AUCTORITAS II
Allá por noviembre de dos mil diecisiete, el diario La Opinión de Murcia me publicaba un artículo titulado Retórica y Auctoritas. Dadas las circunstancias, me veo obligado a insistir sobre el concepto y alcance de la voz auctoritas que, como su presagia su grafía, procede de la lengua madre y acuñada en la antigua Roma.
Si bien el poder, en términos políticos y jurídicos, es una potestad otorgada por las leyes, la auctoritas vendría a ser el magisterio moral alcanzado por méritos bien distintos y no menos valiosos, como la ejemplaridad, la coherencia, la rectitud, la honradez o la sabiduría.

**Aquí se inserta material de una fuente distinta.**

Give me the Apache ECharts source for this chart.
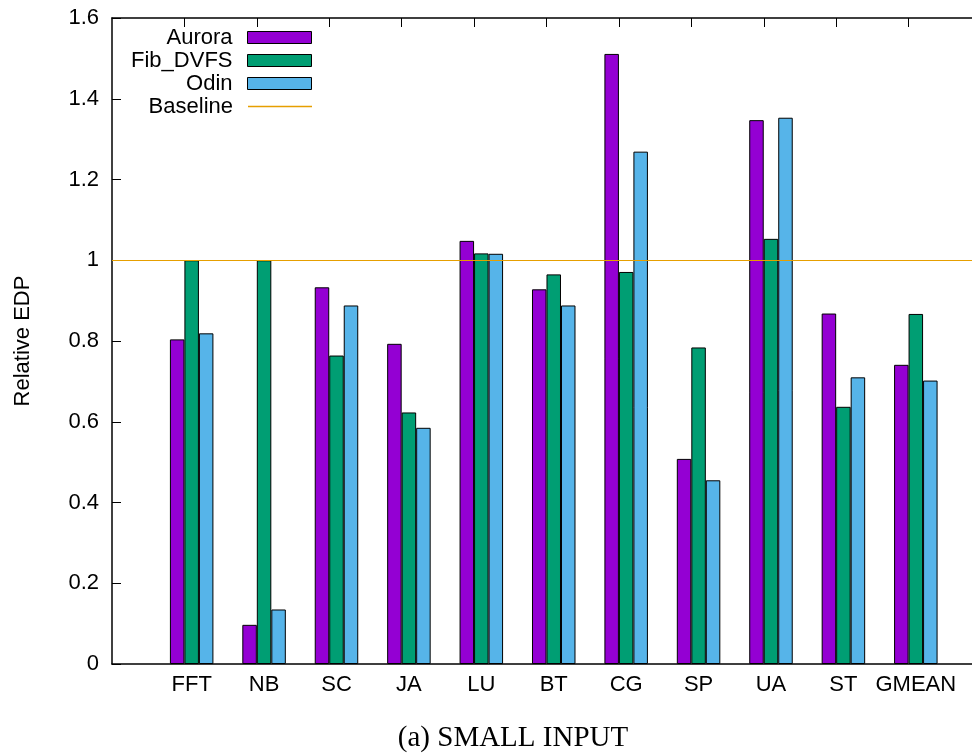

El poder tiende a sermonear con una facilidad pasmosa y prescribe para los demás lo que proscribe para sí.
El poder político, aun a costa de quebrantos corporativistas, está obligado a esclarecer y exponer la verdad como único instrumento para alcanzar el bien común; aunque no es suficiente. La verdad, para que llegue a todos, para que germine y dé frutos, debe ser pronunciada por almas impregnadas de auctoritas. De no ser así, poco o nada importará la contundencia de la verdad revelada pues se verá obscurecida por la deslegitimación del emisor. O dicho de otra manera; la autoridad sin auctoritas quedará reducida a cenizas y no dejará de ser una potestad con nulo o escaso poder de transformación.

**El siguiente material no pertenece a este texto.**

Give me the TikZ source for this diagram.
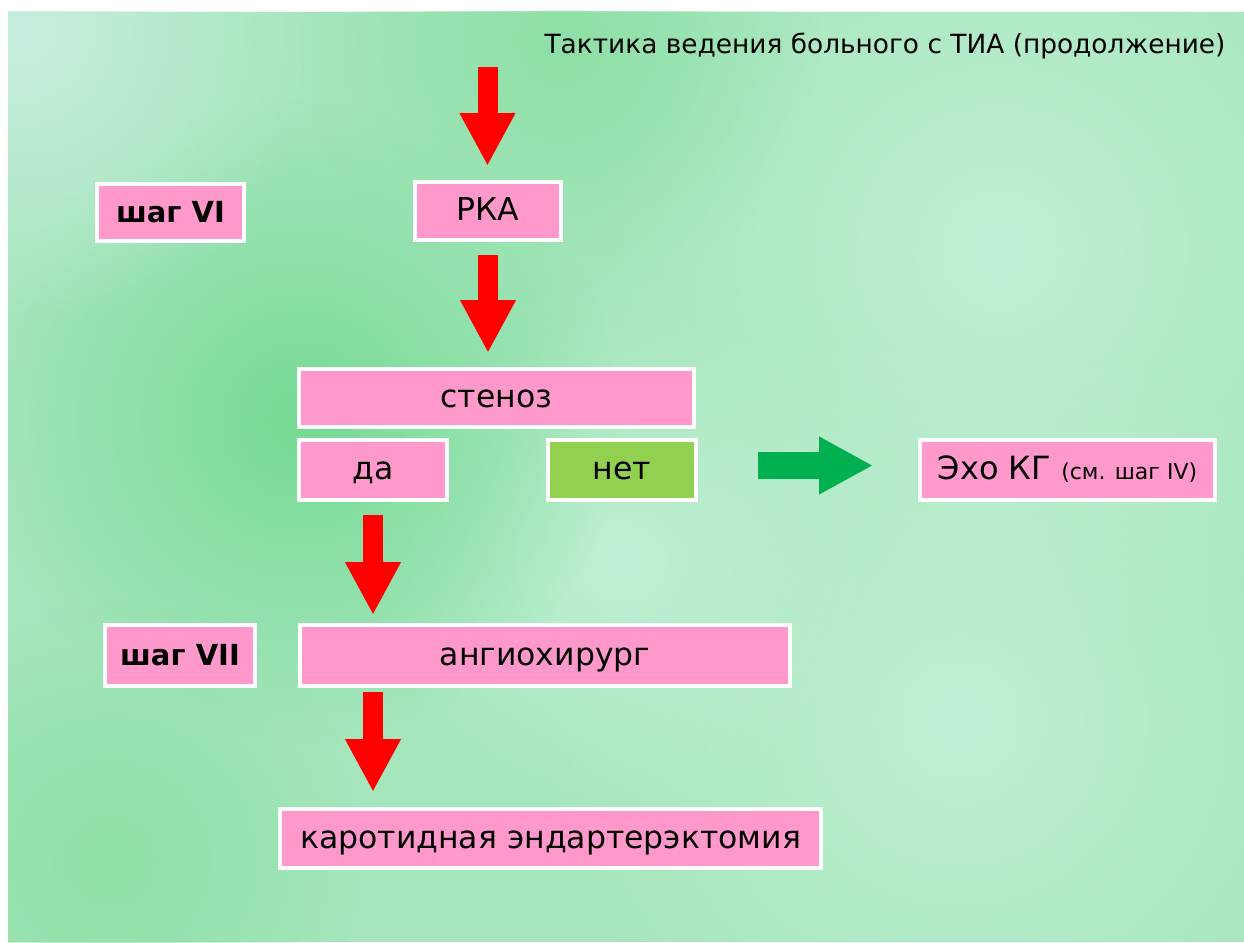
\documentclass[tikz,border=0pt]{standalone}
\usepackage{fontspec}
\setmainfont{DejaVu Sans}
\usetikzlibrary{arrows.meta,calc,fadings}
\definecolor{pinkbox}{RGB}{255,153,204}
\definecolor{greenbox}{RGB}{146,208,80}
\definecolor{arrowred}{RGB}{255,0,0}
\definecolor{arrowgreen}{RGB}{0,176,80}
\definecolor{bgbase}{RGB}{165,230,188}
\definecolor{bgdark}{RGB}{118,218,148}
\definecolor{bgmid}{RGB}{142,224,166}
\definecolor{bgpale}{RGB}{200,238,222}
\definecolor{bglight}{RGB}{192,240,212}
\tikzfading[name=softblob, inner color=transparent!0, outer color=transparent!100]
\tikzset{
  box/.style={draw=white, line width=4pt, fill=pinkbox, inner sep=0pt, text=black,
    text height=24pt, text depth=5pt, font=\fontsize{31.5}{36}\selectfont},
  stepbox/.style={box, font=\fontsize{29}{34}\selectfont\bfseries},
  redarrow/.style={draw=arrowred, line width=20pt, -{Triangle[width=52pt,length=53pt]}},
  greenarrow/.style={draw=arrowgreen, line width=27pt, -{Triangle[width=54pt,length=54pt]}},
  blob/.style={path fading=softblob}
}
\begin{document}
\begin{tikzpicture}[x=1pt,y=-1pt]
\useasboundingbox (0,0) rectangle (1244,942);
\fill[white] (0,0) rectangle (1244,942);
% background
\begin{scope}
\clip (8,12) rectangle (1244,942);
\fill[bgbase] (8,12) rectangle (1244,942);
\fill[bglight, blob] (1000,250) circle (420);
\fill[bglight, blob] (960,720) circle (420);
\fill[bglight, blob] (620,560) circle (260);
\fill[bgdark, blob] (300,420) circle (320);
\fill[bgmid, blob] (110,860) circle (260);
\fill[bgmid, blob] (560,40) circle (260);
\fill[bgpale, blob] (20,30) circle (300);
\end{scope}
% title
\node[anchor=east, font=\fontsize{26.4}{31}\selectfont] (title) at (1229,46)
  {Тактика ведения больного с ТИА (продолжение)};
% boxes
\node[stepbox, minimum width=147pt, minimum height=57pt] (step6) at (170.5,212.5) {шаг VI};
\node[box, minimum width=146pt, minimum height=58pt] (rka) at (488,211) {РКА};
\node[box, minimum width=395pt, minimum height=58pt] (sten) at (496.5,398) {стеноз};
\node[box, minimum width=148pt, minimum height=60pt] (da) at (373,470) {да};
\node[box, fill=greenbox, minimum width=148pt, minimum height=60pt] (net) at (622,470) {нет};
\node[box, minimum width=295pt, minimum height=60pt, font=\fontsize{32}{36}\selectfont] (echo) at (1067.5,470)
  {Эхо КГ {\fontsize{22}{26}\selectfont(см. шаг IV)}};
\node[stepbox, minimum width=150pt, minimum height=61pt] (step7) at (180,655.5) {шаг VII};
\node[box, minimum width=490pt, minimum height=61pt] (ang) at (545,655.5) {ангиохирург};
\node[box, minimum width=541pt, minimum height=59pt] (kar) at (550.5,838.5) {каротидная эндартерэктомия};
% arrows
\coordinate (start) at (487.5,67);
\draw[redarrow, shorten >=14pt] (start) -- (start |- rka.north);
\draw[redarrow, shorten <=13pt, shorten >=14pt] (rka.south) -- (rka.south |- sten.north);
\draw[redarrow, shorten <=13pt, shorten >=8pt] (da.south) -- (da.south |- ang.north);
\draw[redarrow, shorten <=4pt, shorten >=15pt] (da.south |- ang.south) -- (da.south |- kar.north);
\draw[greenarrow, shorten <=60pt, shorten >=45pt] ([yshift=4.5pt]net.east) -- ([yshift=4.5pt]echo.west);
\end{tikzpicture}
\end{document}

¿Puede afirmar un ex-presidente del gobierno (que, por el simple hecho de haberlo sido goza de una extraordinaria pensión vitalicia) que la edad de jubilación debe retrasarse a los setenta años? En la misma línea, ¿tienen nuestros políticos autoridad moral para regular el sistema público de pensiones cuando ellos han ideado para sí un modelo comparativamente más benévolo y menos exigente?
¿Cómo contener las arcadas ante las recetas de la presidencia del Fondo Monetario Internacional que, con una retribución anual de 324.000€, recomienda el recorte de las pensiones y el retraso de la edad de jubilación? ¿Sabían ustedes que, con tan sólo tres años de permanencia en ese cargo, se tiene derecho a una pensión de 54.800€ y que, de reunir otros requisitos, sería sensiblemente mayor?
La desfachatez ética nos asalta a cada esquina y no parece tener límites. Algunos de los más abigarrados independentistas vascos, que otrora golpearon nuestra convivencia con una vileza y crueldad indescriptibles, ¿cómo tienen siquiera la osadía de poner en sus labios la palabra democracia? ¿Acaso no entienden que con sólo pronunciarla la mancillan?
Quienes, desde hace décadas, han permitido, propiciado u ocultado la corrupción, ¿cómo tienen la desvergüenza de hablarnos de regeneración democrática?
¿Cómo entender a los nacionalistas catalanes que, tras incumplir sistemática y alevosamente la ley y las resoluciones judiciales, invocan al diálogo como medio para imponer sus criterios? Llamemos a las cosas por su nombre. Si ese pretendido diálogo va precedido o acompañado de desacato o violencia, entonces solo estamos ante un vulgar chantaje.
Siendo el PNV un partido fundado por un xenófobo miserable, ¿cómo tiene la desfachatez de llamar fascistas a quienes, sin ambages ni tibiezas, propugnan el cumplimiento de la Ley y el acatamiento del orden constitucional?
Los políticos, en cuanto representantes de la voluntad popular, deben gozar de la dignidad y honores debidos. Así lo he creído y así lo sigo creyendo mas no es esto lo que les aleja del pueblo que dicen representar. Los políticos, como todos, cometen errores pero tampoco es ésta la razón de mi crítica. Son sus privilegios y prebendas injustificables lo que lamina la confianza entre representantes y representados. Es la ausencia de empatía y ejemplaridad lo que vacía de contenido el mensaje político.
Luego necesitamos, aunque no sé si con merecimiento, a quienes digan verdad desde la verdad. Los flamantes gurús, cuán directores espirituales del postureo político, sostienen que toda apariencia convenientemente urdida triunfará sobre la realidad, relegando ésta a una entidad residual y prescindible, incluso molesta. Los medios de desinformación, al servicio de aquestos y esotros mecenas, darán los últimos y decisivos retoques para que la verdad publicada triunfe sobre la verdad verdadera. Pero yerran gravemente porque el triunfo y el fracaso son en realidad un par de impostores, La gloria no se logra en la meta sino en la senda. Disculpen que me cite a mí mismo mas como afirmé tiempo ha, “nuestros tesoros más preciados, como la auctoritas, no se adquieren en un mercado. Es preciso hundir las manos en la tierra y disponer de un corazón limpio para lograr aquello que, en verdad, nos reconforta y apacigua“
El poder, alcanzado o ejercido sin auctoritas, no dejará de ser una efímera jurisdicción desnuda de honor.